# EXERCISE DIRECTIONS
Your task is to transcribe, without alteration, the lines from the top of the material below through the line bearing "ctx.save();", inclusive.

# DATA BLOCK

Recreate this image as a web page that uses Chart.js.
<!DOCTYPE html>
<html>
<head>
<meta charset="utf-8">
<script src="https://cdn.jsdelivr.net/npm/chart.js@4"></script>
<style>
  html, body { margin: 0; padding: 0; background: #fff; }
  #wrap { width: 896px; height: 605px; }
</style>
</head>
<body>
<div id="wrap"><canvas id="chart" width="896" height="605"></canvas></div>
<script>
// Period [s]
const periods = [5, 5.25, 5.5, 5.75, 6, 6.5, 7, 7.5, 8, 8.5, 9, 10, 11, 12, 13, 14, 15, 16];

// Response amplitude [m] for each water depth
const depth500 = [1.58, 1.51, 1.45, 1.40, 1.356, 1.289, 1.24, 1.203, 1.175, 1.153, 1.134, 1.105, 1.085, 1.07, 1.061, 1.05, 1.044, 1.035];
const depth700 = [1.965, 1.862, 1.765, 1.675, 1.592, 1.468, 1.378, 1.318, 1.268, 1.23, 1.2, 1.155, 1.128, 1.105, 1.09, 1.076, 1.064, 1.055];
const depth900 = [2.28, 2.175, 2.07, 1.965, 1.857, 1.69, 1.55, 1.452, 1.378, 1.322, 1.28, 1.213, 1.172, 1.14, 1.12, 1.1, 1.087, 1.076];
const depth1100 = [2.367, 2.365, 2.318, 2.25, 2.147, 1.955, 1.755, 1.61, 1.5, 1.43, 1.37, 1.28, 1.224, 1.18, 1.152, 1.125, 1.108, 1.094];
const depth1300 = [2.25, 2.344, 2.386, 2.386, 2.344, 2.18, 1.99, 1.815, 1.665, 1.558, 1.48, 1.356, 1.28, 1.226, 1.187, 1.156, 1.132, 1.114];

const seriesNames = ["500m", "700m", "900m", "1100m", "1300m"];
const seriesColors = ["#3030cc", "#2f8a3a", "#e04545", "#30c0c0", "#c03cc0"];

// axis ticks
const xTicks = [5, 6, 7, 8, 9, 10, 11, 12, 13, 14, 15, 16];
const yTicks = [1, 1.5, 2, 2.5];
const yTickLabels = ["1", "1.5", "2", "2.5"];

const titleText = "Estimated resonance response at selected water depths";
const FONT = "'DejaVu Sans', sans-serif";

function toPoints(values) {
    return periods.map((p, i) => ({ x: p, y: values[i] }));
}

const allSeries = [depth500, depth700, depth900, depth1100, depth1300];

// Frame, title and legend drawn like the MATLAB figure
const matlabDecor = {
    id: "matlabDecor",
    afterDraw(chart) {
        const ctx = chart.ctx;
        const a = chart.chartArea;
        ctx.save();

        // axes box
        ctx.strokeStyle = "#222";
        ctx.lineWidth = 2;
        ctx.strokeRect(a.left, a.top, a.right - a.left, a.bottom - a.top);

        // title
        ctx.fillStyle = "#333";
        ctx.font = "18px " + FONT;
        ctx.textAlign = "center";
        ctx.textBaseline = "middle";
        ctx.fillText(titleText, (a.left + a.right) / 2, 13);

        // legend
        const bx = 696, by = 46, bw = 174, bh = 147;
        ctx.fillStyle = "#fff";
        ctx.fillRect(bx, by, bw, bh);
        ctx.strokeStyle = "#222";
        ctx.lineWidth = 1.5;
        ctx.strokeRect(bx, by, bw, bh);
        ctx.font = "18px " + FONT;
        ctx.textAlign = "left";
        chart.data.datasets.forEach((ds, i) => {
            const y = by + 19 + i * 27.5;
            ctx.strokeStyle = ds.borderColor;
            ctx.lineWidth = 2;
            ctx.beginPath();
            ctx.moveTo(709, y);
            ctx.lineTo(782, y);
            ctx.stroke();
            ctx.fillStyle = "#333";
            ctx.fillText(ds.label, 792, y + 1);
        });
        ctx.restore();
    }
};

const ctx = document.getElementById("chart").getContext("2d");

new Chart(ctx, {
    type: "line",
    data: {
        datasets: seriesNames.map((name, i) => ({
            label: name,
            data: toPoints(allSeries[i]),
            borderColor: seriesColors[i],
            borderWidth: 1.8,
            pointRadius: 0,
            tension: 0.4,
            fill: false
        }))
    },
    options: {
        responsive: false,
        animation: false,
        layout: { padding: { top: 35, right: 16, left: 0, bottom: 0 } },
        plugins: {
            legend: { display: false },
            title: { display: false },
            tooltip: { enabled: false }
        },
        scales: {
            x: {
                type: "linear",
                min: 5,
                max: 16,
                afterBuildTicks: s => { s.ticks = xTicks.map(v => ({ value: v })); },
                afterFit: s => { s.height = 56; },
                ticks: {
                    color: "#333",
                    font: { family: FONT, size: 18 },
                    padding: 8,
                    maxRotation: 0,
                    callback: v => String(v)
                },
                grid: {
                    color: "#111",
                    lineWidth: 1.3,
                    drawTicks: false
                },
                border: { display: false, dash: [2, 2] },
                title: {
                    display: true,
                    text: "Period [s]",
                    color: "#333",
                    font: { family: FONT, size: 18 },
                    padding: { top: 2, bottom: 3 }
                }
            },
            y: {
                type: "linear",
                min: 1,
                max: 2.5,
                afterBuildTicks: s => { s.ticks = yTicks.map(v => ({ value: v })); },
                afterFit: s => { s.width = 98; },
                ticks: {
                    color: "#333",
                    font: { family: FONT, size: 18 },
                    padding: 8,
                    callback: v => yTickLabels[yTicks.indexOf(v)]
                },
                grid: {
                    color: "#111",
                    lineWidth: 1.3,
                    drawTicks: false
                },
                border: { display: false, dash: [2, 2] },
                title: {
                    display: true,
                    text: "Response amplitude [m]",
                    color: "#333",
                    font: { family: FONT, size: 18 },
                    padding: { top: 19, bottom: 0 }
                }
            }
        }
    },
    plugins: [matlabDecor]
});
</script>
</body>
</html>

# OUTPUT OF THE TASK
Recreate this image as a web page that uses Chart.js.
<!DOCTYPE html>
<html>
<head>
<meta charset="utf-8">
<script src="https://cdn.jsdelivr.net/npm/chart.js@4"></script>
<style>
  html, body { margin: 0; padding: 0; background: #fff; }
  #wrap { width: 896px; height: 605px; }
</style>
</head>
<body>
<div id="wrap"><canvas id="chart" width="896" height="605"></canvas></div>
<script>
// Period [s]
const periods = [5, 5.25, 5.5, 5.75, 6, 6.5, 7, 7.5, 8, 8.5, 9, 10, 11, 12, 13, 14, 15, 16];

// Response amplitude [m] for each water depth
const depth500 = [1.58, 1.51, 1.45, 1.40, 1.356, 1.289, 1.24, 1.203, 1.175, 1.153, 1.134, 1.105, 1.085, 1.07, 1.061, 1.05, 1.044, 1.035];
const depth700 = [1.965, 1.862, 1.765, 1.675, 1.592, 1.468, 1.378, 1.318, 1.268, 1.23, 1.2, 1.155, 1.128, 1.105, 1.09, 1.076, 1.064, 1.055];
const depth900 = [2.28, 2.175, 2.07, 1.965, 1.857, 1.69, 1.55, 1.452, 1.378, 1.322, 1.28, 1.213, 1.172, 1.14, 1.12, 1.1, 1.087, 1.076];
const depth1100 = [2.367, 2.365, 2.318, 2.25, 2.147, 1.955, 1.755, 1.61, 1.5, 1.43, 1.37, 1.28, 1.224, 1.18, 1.152, 1.125, 1.108, 1.094];
const depth1300 = [2.25, 2.344, 2.386, 2.386, 2.344, 2.18, 1.99, 1.815, 1.665, 1.558, 1.48, 1.356, 1.28, 1.226, 1.187, 1.156, 1.132, 1.114];

const seriesNames = ["500m", "700m", "900m", "1100m", "1300m"];
const seriesColors = ["#3030cc", "#2f8a3a", "#e04545", "#30c0c0", "#c03cc0"];

// axis ticks
const xTicks = [5, 6, 7, 8, 9, 10, 11, 12, 13, 14, 15, 16];
const yTicks = [1, 1.5, 2, 2.5];
const yTickLabels = ["1", "1.5", "2", "2.5"];

const titleText = "Estimated resonance response at selected water depths";
const FONT = "'DejaVu Sans', sans-serif";

function toPoints(values) {
    return periods.map((p, i) => ({ x: p, y: values[i] }));
}

const allSeries = [depth500, depth700, depth900, depth1100, depth1300];

// Frame, title and legend drawn like the MATLAB figure
const matlabDecor = {
    id: "matlabDecor",
    afterDraw(chart) {
        const ctx = chart.ctx;
        const a = chart.chartArea;
        ctx.save();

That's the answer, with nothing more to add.